Peut-on pécher par excès d’ambition ? A ses dépends, Stonehenge (à ne pas confondre avec son homologue hongrois) tend à le démontrer. Constatez par vous-même : quatre titres oscillant entre 10 et 26 minutes au garrot pour un disque rempli jusqu’à la gueule d’une musique progressive dans laquelle la simplicité n’a jamais été la principale préoccupation.
Mais doit-on pour autant en vouloir à ce groupe français dont les fans attendent cette galette depuis près de vingt ans et ayant connu des galères par palettes entières. Pourtant, le voilà enfin ce galop d’essai éponyme aux couleurs chatoyantes. Se réclamant aussi bien de la mouvance Celtic Folk que de Pink Floyd en passant par Radiohead ou Genesis, le collectif accouche d’un maelström sonore où claviers néo prog, percussions échevelées et guitares stratosphériques érigent un édifice mélodique aux multiples ramifications.
A l’image de son visuel, délicieusement naïf, Stonehenge est un album foncièrement positif qu’aucune onde négative ne vient jamais polluer ni perturber. Si on se doit de souligner la faiblesse des lignes vocales, par moment presque pénibles ("L‘ivresse morte") et principal point à revoir, il convient en revanche d’insister sur le travail de composition et d’arrangements abattu par le quatuor.
Digérer cette heure et demie de musique n’est donc pas chose aisée et il n’est pas impossible que certains décrochent en route car s’enfiler les quatre pistes d’un bloc nécessite attention et patience. Rien que la première pièce, du haut de ses 26 minutes, est à elle seule plus riche que des albums entiers, long voyage vers les étoiles quasiment instrumental qui se suffit à lui-même et éclabousse de sa réussite les trois plages suivantes à la prise de son moins chaleureuse. Parmi celles-ci, citons le trip cosmique "2L 3" eux effluves floydiennes évidentes. Non sans réussite, les Français y ravivent tout un pan de la musique progressive antédiluvienne. A la fois fluides et complexes, ces titres sont comme des rampes de lancement ouvertes sur l'Absolu.
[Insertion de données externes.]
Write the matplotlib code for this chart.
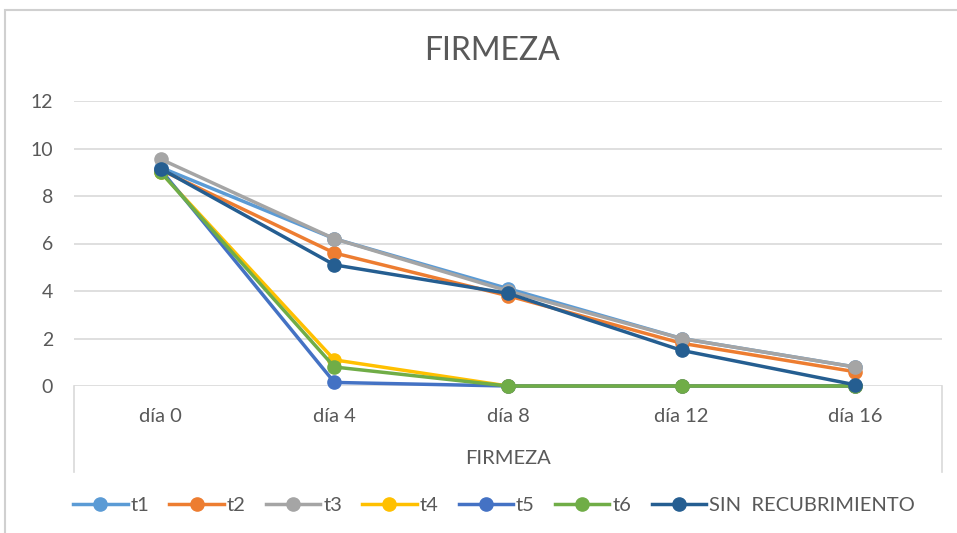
import matplotlib
matplotlib.use("Agg")
import matplotlib.pyplot as plt
from matplotlib.patches import Rectangle

# datos
dias = ["día 0", "día 4", "día 8", "día 12", "día 16"]
t1 = [9.2, 6.2, 4.1, 2.0, 0.8]
t2 = [9.1, 5.6, 3.8, 1.8, 0.6]
t3 = [9.55, 6.2, 4.0, 2.0, 0.8]
t4 = [9.0, 1.1, 0.0, 0.0, 0.0]
t5 = [9.1, 0.15, 0.0, 0.0, 0.0]
t6 = [9.0, 0.8, 0.0, 0.0, 0.0]
sin_recub = [9.15, 5.1, 3.9, 1.5, 0.05]

series = [("t1", t1, "#5B9BD5"), ("t2", t2, "#ED7D31"), ("t3", t3, "#A5A5A5"),
          ("t4", t4, "#FFC000"), ("t5", t5, "#4472C4"), ("t6", t6, "#70AD47"),
          ("SIN  RECUBRIMIENTO", sin_recub, "#255E91")]

plt.rcParams["font.family"] = ["Lato", "DejaVu Sans"]
txt = "#595959"
grid = "#D9D9D9"

W, H = 957, 533
fig = plt.figure(figsize=(W / 100, H / 100), dpi=100)
ax = fig.add_axes([74 / W, (H - 386) / H, (942 - 74) / W, (386 - 101) / H])

x = list(range(len(dias)))
for nombre, vals, col in series:
    ax.plot(x, vals, color=col, lw=2.5, marker="o", ms=9.5, label=nombre, clip_on=False)

ax.set_xlim(-0.5, 4.5)
ax.set_ylim(0, 12)
ax.set_yticks(range(0, 13, 2))
ax.yaxis.grid(True, color=grid, lw=1.2)
ax.set_axisbelow(True)
for s in ax.spines.values():
    s.set_visible(False)
ax.tick_params(axis="y", length=0, pad=15, labelsize=14, labelcolor=txt)
ax.tick_params(axis="x", length=0, pad=16, labelsize=14.5, labelcolor=txt)
ax.set_xticks(x)
ax.set_xticklabels(dias)

# caja del eje de categorias (dos niveles)
h = (472 - 386) / (386 - 101)
for xv in (0, 1):
    ax.plot([xv, xv], [0, -h], transform=ax.transAxes, color=grid, lw=1.2, clip_on=False)
ax.text(0.5, -(458 - 386) / (386 - 101), "FIRMEZA", transform=ax.transAxes,
        ha="center", va="center", fontsize=14.5, color=txt)

fig.text(492 / W, 1 - 51 / H, "FIRMEZA", ha="center", va="center", fontsize=23, color=txt)

fig.legend(loc="center", bbox_to_anchor=(494 / W, 1 - 505 / H), ncol=7, frameon=False,
           fontsize=14.5, labelcolor=txt, handlelength=2.7, handletextpad=0.15,
           columnspacing=1.0)

fig.patches.append(Rectangle((5 / W, -0.1), 1.2, 1 - 10 / H + 0.1, transform=fig.transFigure,
                             fill=False, edgecolor="#D0D0D0", lw=1.5))

fig.savefig("out.png", dpi=100)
A l’heure du tout jetable, du aussitôt consommé aussitôt oublié, il est réconfortant de voir un groupe ne pas opter pour la facilité. De fait, Stonehenge, autant le groupe que l’album, parait franchement anachronique. C’est néanmoins ce qui fait son charme et sa valeur. Nous leur pardonnerons donc d'avoir trop voulu en faire mais moins une certaine prétention énervante. De plus, l'œuvre souffre tout de même d'avoir été, semble-il, conçue sur une très (trop) longue période. Cela étant, les amateurs du genre devraient s'y sentir comme dans de bonnes vieilles pantoufles.